The new OECD report on science, technology and industry is out. While the full report is only for sale, the website provides a considerable body of information.
Until recently, the global context for innovation activities has been favourable. OECD investment in R&D climbed to USD 818 billion in 2006, up from USD 468 billion in 1996. Gross domestic expenditure on R&D (GERD) grew by 4.6% annually (in real terms) between 1996 and 2001, but growth slowed to less than 2.5% a year between 2001 and 2006. Future investment will depend in part on the longer-term impacts of financial market instability on business spending.

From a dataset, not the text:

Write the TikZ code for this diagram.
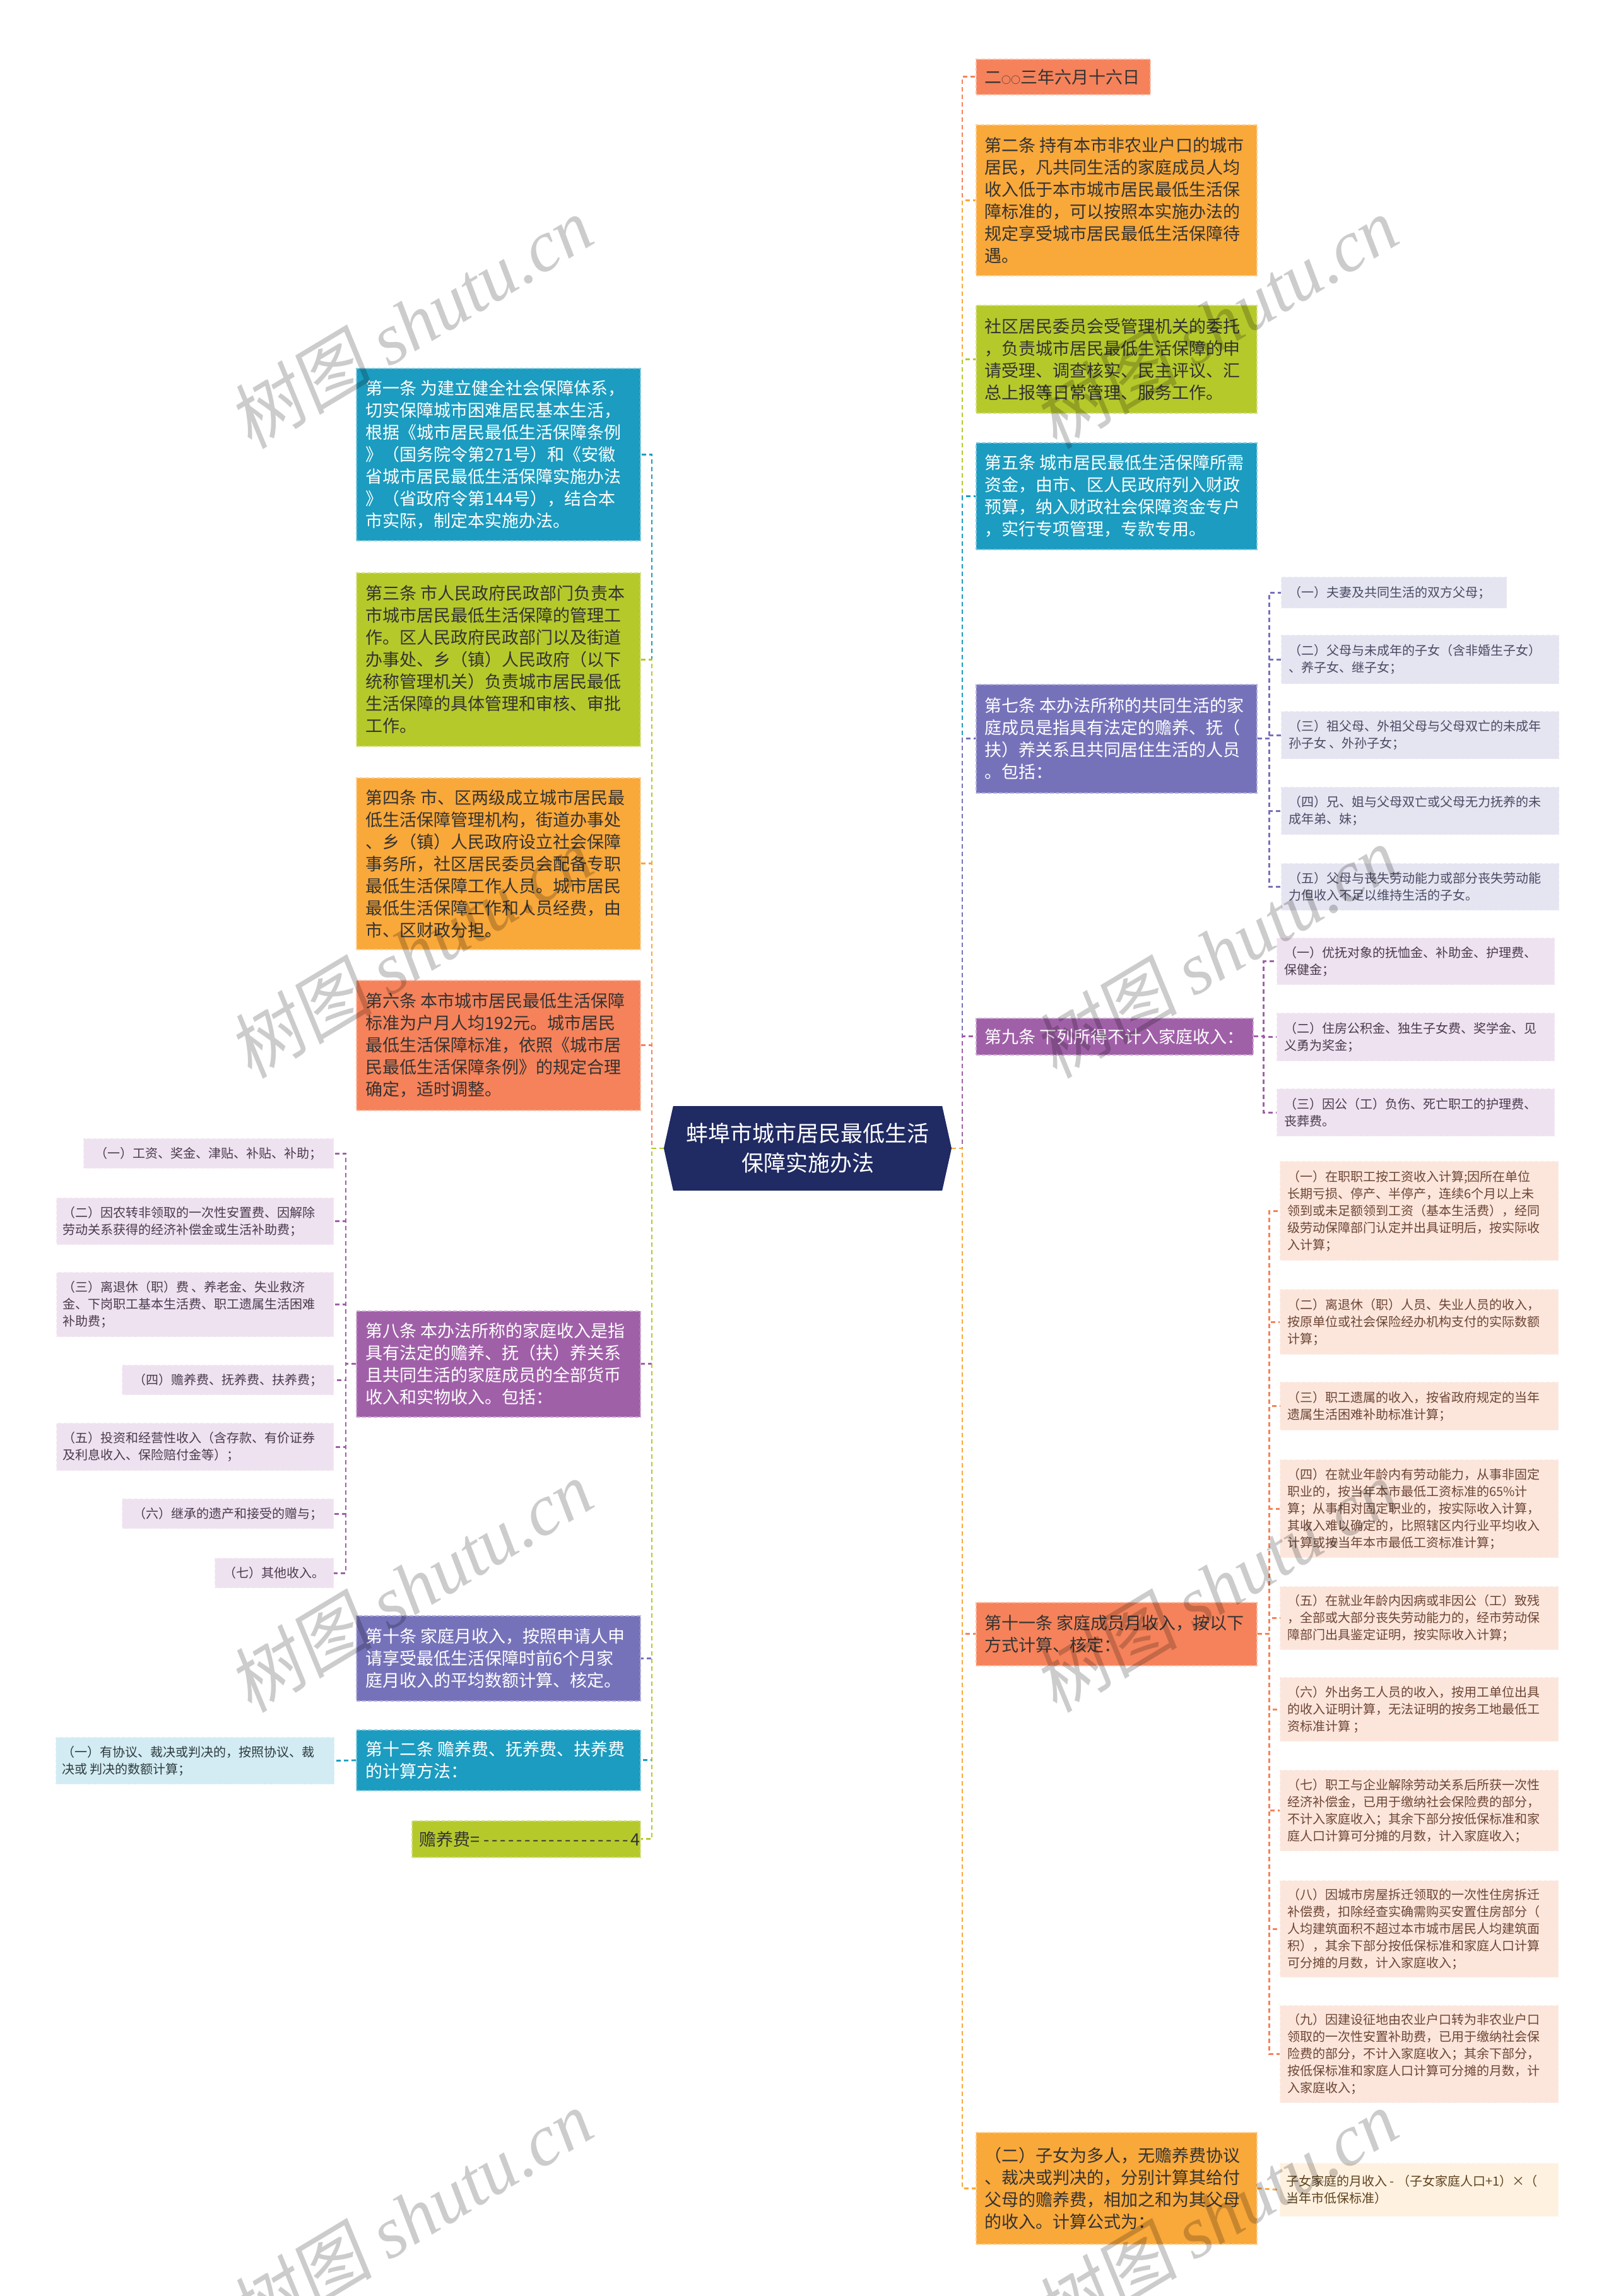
\documentclass[tikz,border=0pt]{standalone}
\usepackage{fontspec}
\setmainfont{Noto Sans CJK SC}
\newfontfamily\wmlat{Liberation Serif}
\newfontfamily\wmcjk[FakeSlant=0.15]{Noto Sans CJK SC}
\usetikzlibrary{shapes.symbols}
\definecolor{cBlue}{HTML}{1B9CC0}
\definecolor{cGreen}{HTML}{B6C92B}
\definecolor{cOrange}{HTML}{F9A83A}
\definecolor{cCoral}{HTML}{F5825A}
\definecolor{cIndigo}{HTML}{7672BA}
\definecolor{cPurple}{HTML}{A060A8}
\definecolor{cNavy}{HTML}{202A63}
\definecolor{cLav}{HTML}{E5E4F1}
\definecolor{cPink}{HTML}{EFE2F0}
\definecolor{cPeach}{HTML}{FCE6DC}
\definecolor{cCream}{HTML}{FEF1DF}
\definecolor{cSky}{HTML}{D3ECF3}
\definecolor{tDark}{HTML}{333333}
\definecolor{tLav}{HTML}{4A4A63}
\definecolor{tPink}{HTML}{4B3A4E}
\definecolor{tPeach}{HTML}{6D4534}
\definecolor{tSky}{HTML}{2E3B40}
\definecolor{tCream}{HTML}{5E4320}
\tikzset{
  mbox/.style={rectangle, inner sep=0pt, fill=#1, draw=#1!55!white, line width=1.6pt, dash pattern=on 6pt off 3pt},
  sbox/.style={rectangle, inner sep=0pt, fill=#1, draw=#1!70!white, line width=1.4pt, dash pattern=on 6pt off 3pt},
  tbig/.style={inner sep=0pt, text=#1, font=\fontsize{27}{35}\selectfont},
  tsml/.style={inner sep=0pt, text=#1, font=\fontsize{20}{27}\selectfont},
  conn/.style={draw=#1, line width=2.8pt, dash pattern=on 7pt off 5pt},
  wm/.style={rotate=31, inner sep=0pt, text=black, text opacity=0.2, font=\fontsize{115}{115}\selectfont}
}
% name, boxstyle, textstyle, pad, x, y, w, h, text
\newcommand\bx[9]{%
  \node[#2, minimum width=#7pt, minimum height=#8pt, anchor=north west] (#1) at (#5,#6) {};
  \node[#3, anchor=west, align=left] (#1t) at ([xshift=#4pt]#1.west) {#9};}
% centred text: name, boxstyle, textstyle, x, y, w, h, text
\newcommand\bc[8]{%
  \node[#2, minimum width=#6pt, minimum height=#7pt, anchor=north west] (#1) at (#4,#5) {};
  \node[#3, align=center] (#1t) at (#1.center) {#8};}
\newcommand\hy{-\kern3.6pt}
\begin{document}
\begin{tikzpicture}[x=1pt,y=-1pt]
\fill[white] (0,0) rectangle (2560,3639);
\useasboundingbox (0,0) rectangle (2560,3639);

% centre
\node[signal, signal to=west and east, signal pointer angle=155, fill=cNavy,
  minimum width=456pt, minimum height=134pt, inner sep=0pt, text=white,
  font=\fontsize{35}{47}\selectfont, align=center] (c) at (1280,1820)
  {蚌埠市城市居民最低生活\\保障实施办法};
\coordinate (lt) at (1033,1820);
\coordinate (rt) at (1525,1820);

% left column
\bx{n1}{mbox=cBlue}{tbig=white}{15}{564}{583}{450}{273}{第一条 为建立健全社会保障体系，\\切实保障城市困难居民基本生活，\\根据《城市居民最低生活保障条例\\》（国务院令第271号）和《安徽\\省城市居民最低生活保障实施办法\\》（省政府令第144号），结合本\\市实际，制定本实施办法。}
\bx{n3}{mbox=cGreen}{tbig=tDark}{15}{564}{907}{450}{275}{第三条 市人民政府民政部门负责本\\市城市居民最低生活保障的管理工\\作。区人民政府民政部门以及街道\\办事处、乡（镇）人民政府（以下\\统称管理机关）负责城市居民最低\\生活保障的具体管理和审核、审批\\工作。}
\bx{n4}{mbox=cOrange}{tbig=tDark}{15}{564}{1232}{450}{272}{第四条 市、区两级成立城市居民最\\低生活保障管理机构，街道办事处\\、乡（镇）人民政府设立社会保障\\事务所，社区居民委员会配备专职\\最低生活保障工作人员。城市居民\\最低生活保障工作和人员经费，由\\市、区财政分担。}
\bx{n6}{mbox=cCoral}{tbig=tDark}{15}{564}{1553}{450}{206}{第六条 本市城市居民最低生活保障\\标准为户月人均192元。城市居民\\最低生活保障标准，依照《城市居\\民最低生活保障条例》的规定合理\\确定，适时调整。}
\bx{n8}{mbox=cPurple}{tbig=white}{15}{564}{2077}{450}{168}{第八条 本办法所称的家庭收入是指\\具有法定的赡养、抚（扶）养关系\\且共同生活的家庭成员的全部货币\\收入和实物收入。包括：}
\bx{n10}{mbox=cIndigo}{tbig=white}{15}{564}{2560}{450}{135}{第十条 家庭月收入，按照申请人申\\请享受最低生活保障时前6个月家\\庭月收入的平均数额计算、核定。}
\bx{n12}{mbox=cBlue}{tbig=white}{15}{564}{2741}{450}{96}{第十二条 赡养费、抚养费、扶养费\\的计算方法：}
\bx{nz}{mbox=cGreen}{tbig=tDark}{12}{652}{2885}{362}{58}{赡养费=~\hy\hy\hy\hy\hy\hy\hy\hy\hy\hy\hy\hy\hy\hy\hy\hy\hy\hy 4}

% left far column
\bc{e1}{sbox=cPink}{tsml=tPink}{132}{1804}{396}{47}{（一）工资、奖金、津贴、补贴、补助；}
\bx{e2}{sbox=cPink}{tsml=tPink}{10}{89}{1898}{439}{74}{（二）因农转非领取的一次性安置费、因解除\\劳动关系获得的经济补偿金或生活补助费；}
\bx{e3}{sbox=cPink}{tsml=tPink}{10}{89}{2016}{439}{102}{（三）离退休（职）费 、养老金、失业救济\\金、下岗职工基本生活费、职工遗属生活困难\\补助费；}
\bc{e4}{sbox=cPink}{tsml=tPink}{193}{2163}{335}{47}{（四）赡养费、抚养费、扶养费；}
\bx{e5}{sbox=cPink}{tsml=tPink}{10}{89}{2255}{439}{75}{（五）投资和经营性收入（含存款、有价证券\\及利息收入、保险赔付金等）；}
\bc{e6}{sbox=cPink}{tsml=tPink}{193}{2375}{335}{47}{（六）继承的遗产和接受的赠与；}
\bc{e7}{sbox=cPink}{tsml=tPink}{340}{2469}{188}{47}{（七）其他收入。}
\bx{ny}{sbox=cSky}{tsml=tSky}{10}{88}{2753}{441}{74}{（一）有协议、裁决或判决的，按照协议、裁\\决或 判决的数额计算；}

% right column
\bx{nd}{mbox=cCoral}{tbig=tDark}{14}{1546}{93}{276}{56}{二{\fontsize{15}{15}\selectfont ○○}三年六月十六日}
\bx{n2}{mbox=cOrange}{tbig=tDark}{14}{1546}{197}{445}{239}{第二条 持有本市非农业户口的城市\\居民，凡共同生活的家庭成员人均\\收入低于本市城市居民最低生活保\\障标准的，可以按照本实施办法的\\规定享受城市居民最低生活保障待\\遇。}
\bx{ns}{mbox=cGreen}{tbig=tDark}{14}{1546}{483}{445}{171}{社区居民委员会受管理机关的委托\\，负责城市居民最低生活保障的申\\请受理、调查核实、民主评议、汇\\总上报等日常管理、服务工作。}
\bx{n5}{mbox=cBlue}{tbig=white}{14}{1546}{701}{445}{169}{第五条 城市居民最低生活保障所需\\资金，由市、区人民政府列入财政\\预算，纳入财政社会保障资金专户\\，实行专项管理，专款专用。}
\bx{n7}{mbox=cIndigo}{tbig=white}{14}{1546}{1084}{445}{172}{第七条 本办法所称的共同生活的家\\庭成员是指具有法定的赡养、抚（\\扶）养关系且共同居住生活的人员\\。包括：}
\bx{n9}{mbox=cPurple}{tbig=white}{14}{1546}{1613}{439}{58}{第九条 下列所得不计入家庭收入：}
\bx{n11}{mbox=cCoral}{tbig=tDark}{14}{1546}{2539}{445}{100}{第十一条 家庭成员月收入，按以下\\方式计算、核定：}
\bx{nb}{mbox=cOrange}{tbig=tDark}{14}{1546}{3379}{445}{177}{（二）子女为多人，无赡养费协议\\、裁决或判决的，分别计算其给付\\父母的赡养费，相加之和为其父母\\的收入。计算公式为：}

% right far column
\bx{a1}{sbox=cLav}{tsml=tLav}{12}{2030}{914}{357}{49}{（一）夫妻及共同生活的双方父母；}
\bx{a2}{sbox=cLav}{tsml=tLav}{12}{2030}{1006}{440}{77}{（二）父母与未成年的子女（含非婚生子女）\\、养子女、继子女；}
\bx{a3}{sbox=cLav}{tsml=tLav}{12}{2030}{1127}{440}{75}{（三）祖父母、外祖父母与父母双亡的未成年\\孙子女 、外孙子女；}
\bx{a4}{sbox=cLav}{tsml=tLav}{12}{2030}{1247}{440}{75}{（四）兄、姐与父母双亡或父母无力抚养的未\\成年弟、妹；}
\bx{a5}{sbox=cLav}{tsml=tLav}{12}{2030}{1368}{440}{74}{（五）父母与丧失劳动能力或部分丧失劳动能\\力但收入不足以维持生活的子女。}
\bx{b1}{sbox=cPink}{tsml=tPink}{12}{2023}{1486}{440}{74}{（一）优抚对象的抚恤金、补助金、护理费、\\保健金；}
\bx{b2}{sbox=cPink}{tsml=tPink}{12}{2023}{1605}{440}{76}{（二）住房公积金、独生子女费、奖学金、见\\义勇为奖金；}
\bx{b3}{sbox=cPink}{tsml=tPink}{12}{2023}{1725}{440}{75}{（三）因公（工）负伤、死亡职工的护理费、\\丧葬费。}
\bx{d1}{sbox=cPeach}{tsml=tPeach}{12}{2028}{1840}{441}{157}{（一）在职职工按工资收入计算;因所在单位\\长期亏损、停产、半停产，连续6个月以上未\\领到或未足额领到工资（基本生活费），经同\\级劳动保障部门认定并出具证明后，按实际收\\入计算；}
\bx{d2}{sbox=cPeach}{tsml=tPeach}{12}{2028}{2043}{441}{103}{（二）离退休（职）人员、失业人员的收入，\\按原单位或社会保险经办机构支付的实际数额\\计算；}
\bx{d3}{sbox=cPeach}{tsml=tPeach}{12}{2028}{2190}{441}{76}{（三）职工遗属的收入，按省政府规定的当年\\遗属生活困难补助标准计算；}
\bx{d4}{sbox=cPeach}{tsml=tPeach}{12}{2028}{2313}{441}{155}{（四）在就业年龄内有劳动能力，从事非固定\\职业的，按当年本市最低工资标准的65\%计\\算；从事相对固定职业的，按实际收入计算，\\其收入难以确定的，比照辖区内行业平均收入\\计算或按当年本市最低工资标准计算；}
\bx{d5}{sbox=cPeach}{tsml=tPeach}{12}{2028}{2514}{441}{100}{（五）在就业年龄内因病或非因公（工）致残\\，全部或大部分丧失劳动能力的，经市劳动保\\障部门出具鉴定证明，按实际收入计算；}
\bx{d6}{sbox=cPeach}{tsml=tPeach}{12}{2028}{2658}{441}{101}{（六）外出务工人员的收入，按用工单位出具\\的收入证明计算，无法证明的按务工地最低工\\资标准计算 ；}
\bx{d7}{sbox=cPeach}{tsml=tPeach}{12}{2028}{2805}{441}{128}{（七）职工与企业解除劳动关系后所获一次性\\经济补偿金，已用于缴纳社会保险费的部分，\\不计入家庭收入；其余下部分按低保标准和家\\庭人口计算可分摊的月数，计入家庭收入；}
\bx{d8}{sbox=cPeach}{tsml=tPeach}{12}{2028}{2980}{441}{153}{（八）因城市房屋拆迁领取的一次性住房拆迁\\补偿费，扣除经查实确需购买安置住房部分（\\人均建筑面积不超过本市城市居民人均建筑面\\积），其余下部分按低保标准和家庭人口计算\\可分摊的月数，计入家庭收入；}
\bx{d9}{sbox=cPeach}{tsml=tPeach}{12}{2028}{3178}{441}{154}{（九）因建设征地由农业户口转为非农业户口\\领取的一次性安置补助费，已用于缴纳社会保\\险费的部分，不计入家庭收入；其余下部分，\\按低保标准和家庭人口计算可分摊的月数，计\\入家庭收入；}
\bx{nf}{sbox=cCream}{tsml=tCream}{10}{2028}{3428}{441}{84}{子女家庭的月收入 - （子女家庭人口+1）×（\\当年市低保标准）}

% main connectors, left (top to bottom)
\draw[conn=cBlue] (c.west) -- (lt) |- (n1.east);
\draw[conn=cGreen] (c.west) -- (lt) |- (n3.east);
\draw[conn=cOrange] (c.west) -- (lt) |- (n4.east);
\draw[conn=cCoral] (c.west) -- (lt) |- (n6.east);
\draw[conn=cPurple] (c.west) -- (lt) |- (n8.east);
\draw[conn=cIndigo] (c.west) -- (lt) |- (n10.east);
\draw[conn=cBlue] (c.west) -- (lt) |- (n12.east);
\draw[conn=cGreen] (c.west) -- (lt) |- (nz.east);
% main connectors, right
\draw[conn=cCoral] (c.east) -- (rt) |- (nd.west);
\draw[conn=cOrange] (c.east) -- (rt) |- (n2.west);
\draw[conn=cGreen] (c.east) -- (rt) |- (ns.west);
\draw[conn=cBlue] (c.east) -- (rt) |- (n5.west);
\draw[conn=cIndigo] (c.east) -- (rt) |- (n7.west);
\draw[conn=cPurple] (c.east) -- (rt) |- (n9.west);
\draw[conn=cCoral] (c.east) -- (rt) |- (n11.west);
\draw[conn=cOrange] (c.east) -- (rt) |- (nb.west);
% sub connectors
\foreach \k in {e1,e2,e3,e4,e5,e6,e7}
  \draw[conn=cPurple] (n8.west) -- ++(-16,0) |- (\k.east);
\draw[conn=cBlue] (n12.west) -- (ny.east);
\foreach \k in {a1,a2,a3,a4,a5}
  \draw[conn=cIndigo] (n7.east) -- ++(19,0) |- (\k.west);
\foreach \k in {b1,b2,b3}
  \draw[conn=cPurple] (n9.east) -- ++(16,0) |- (\k.west);
\foreach \k in {d1,d2,d3,d4,d5,d6,d7,d8,d9}
  \draw[conn=cCoral] (n11.east) -- ++(19,0) |- (\k.west);
\draw[conn=cOrange] (nb.east) -- (nf.west);

% watermarks
\node[wm] (w1) at (650,511) {{\wmcjk 树图} {\wmlat\itshape shutu.cn}};
\node[wm] (w2) at (1926,511) {{\wmcjk 树图} {\wmlat\itshape shutu.cn}};
\node[wm] (w3) at (650,1509) {{\wmcjk 树图} {\wmlat\itshape shutu.cn}};
\node[wm] (w4) at (1926,1509) {{\wmcjk 树图} {\wmlat\itshape shutu.cn}};
\node[wm] (w5) at (650,2514) {{\wmcjk 树图} {\wmlat\itshape shutu.cn}};
\node[wm] (w6) at (1926,2514) {{\wmcjk 树图} {\wmlat\itshape shutu.cn}};
\node[wm] (w7) at (650,3512) {{\wmcjk 树图} {\wmlat\itshape shutu.cn}};
\node[wm] (w8) at (1926,3512) {{\wmcjk 树图} {\wmlat\itshape shutu.cn}};
\end{tikzpicture}
\end{document}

However, the global distribution of R&D is changing. China’s GERD reached USD 86.8 billion in 2006 after expanding at around 19% annually in real terms from 2001 to 2006. Investment in R&D in South Africa increased from USD 1.6 billion in 1997 to USD 3.7 billion in 2005. Russia’s climbed from USD 9 billion in 1996 to USD 20 billion in 2006, and India’s reached USD 23.7 billion in 2004. As a result, non-OECD economies account for a sharply growing share of the world’s R&D – 18.4% in 2005, up from 11.7% in 1996. The growing weight of these countries in the global economy accounts for part of this shift, but so does the growing intensity of investment in R&D relative to GDP, notably in China. In 2005, the global shares of total R&D expenditure in the three main OECD regions were around 35% for the United States, 24% for the EU27 and 14% for Japan. While Japan has maintained its global share since 2000, the United States fell by more than 3 percentage points owing to very slow growth in business expenditure on R&D (BERD), and the EU’s share fell by 2 percentage points (Figure 1).